> [Exercise]: Leave the pictures out. Return all other data exactly.

> [Entries shown]:
————————

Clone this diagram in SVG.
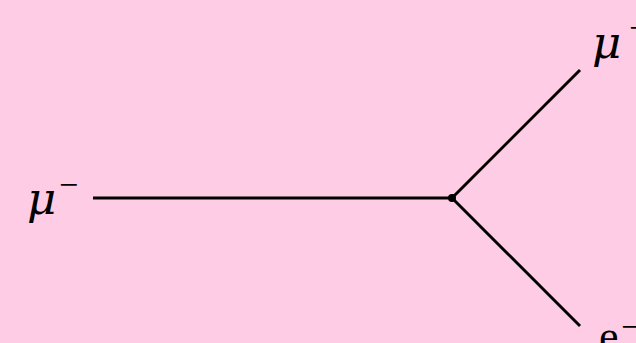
<svg xmlns="http://www.w3.org/2000/svg" width="636" height="343" viewBox="0 0 636 343">
<style>
.ln{stroke:#000;stroke-width:3;fill:none;stroke-linecap:butt}
.lbl{font-family:"DejaVu Serif","Liberation Serif",serif;fill:#000}
.it{font-style:italic;font-size:45px}
.rm{font-size:44px;font-family:"Liberation Serif",serif}
.sup{font-size:34px;font-style:normal;font-family:"Liberation Serif",serif}
</style>
<rect width="636" height="343" fill="#FFCCE6"/>
<g id="connectors">
<line class="ln" x1="93" y1="198" x2="452" y2="198"/>
<line class="ln" x1="452" y1="198" x2="580" y2="70"/>
<line class="ln" x1="452" y1="198" x2="580" y2="326"/>
</g>
<g id="vertex"><circle cx="452" cy="198" r="4" fill="#000"/></g>
<g id="mu-in"><text class="lbl"><tspan class="it" x="27" y="214">μ</tspan><tspan class="sup" x="59" y="196">−</tspan></text></g>
<g id="mu-out"><text class="lbl"><tspan class="it" x="592" y="58">μ</tspan><tspan class="sup" x="629" y="39">−</tspan></text></g>
<g id="e-out"><text class="lbl"><tspan class="rm" x="599" y="351">e</tspan><tspan class="sup" x="621" y="338">−</tspan></text></g>
</svg>
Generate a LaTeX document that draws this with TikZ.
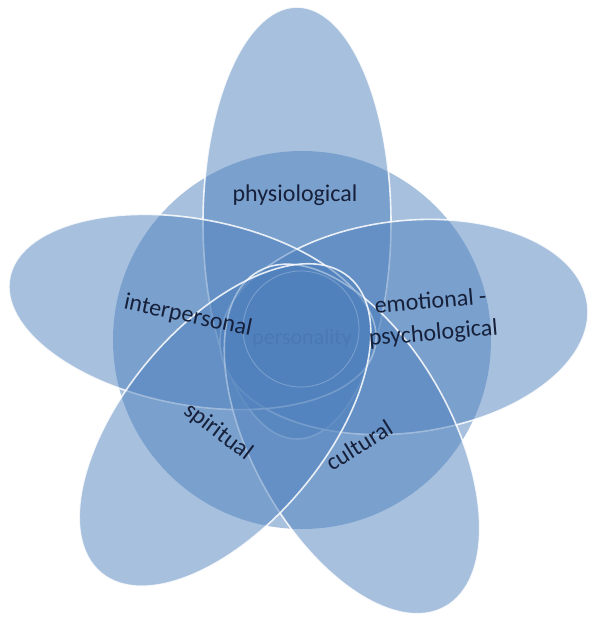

————————

> [Task result]:
Clone this diagram in SVG.
<svg xmlns="http://www.w3.org/2000/svg" width="636" height="343" viewBox="0 0 636 343">
<style>
.ln{stroke:#000;stroke-width:3;fill:none;stroke-linecap:butt}
.lbl{font-family:"DejaVu Serif","Liberation Serif",serif;fill:#000}
.it{font-style:italic;font-size:45px}
.rm{font-size:44px;font-family:"Liberation Serif",serif}
.sup{font-size:34px;font-style:normal;font-family:"Liberation Serif",serif}
</style>
<rect width="636" height="343" fill="#FFCCE6"/>
<g id="connectors">
<line class="ln" x1="93" y1="198" x2="452" y2="198"/>
<line class="ln" x1="452" y1="198" x2="580" y2="70"/>
<line class="ln" x1="452" y1="198" x2="580" y2="326"/>
</g>
<g id="vertex"><circle cx="452" cy="198" r="4" fill="#000"/></g>
<g id="mu-in"><text class="lbl"><tspan class="it" x="27" y="214">μ</tspan><tspan class="sup" x="59" y="196">−</tspan></text></g>
<g id="mu-out"><text class="lbl"><tspan class="it" x="592" y="58">μ</tspan><tspan class="sup" x="629" y="39">−</tspan></text></g>
<g id="e-out"><text class="lbl"><tspan class="rm" x="599" y="351">e</tspan><tspan class="sup" x="621" y="338">−</tspan></text></g>
</svg>
Generate a LaTeX document that draws this with TikZ.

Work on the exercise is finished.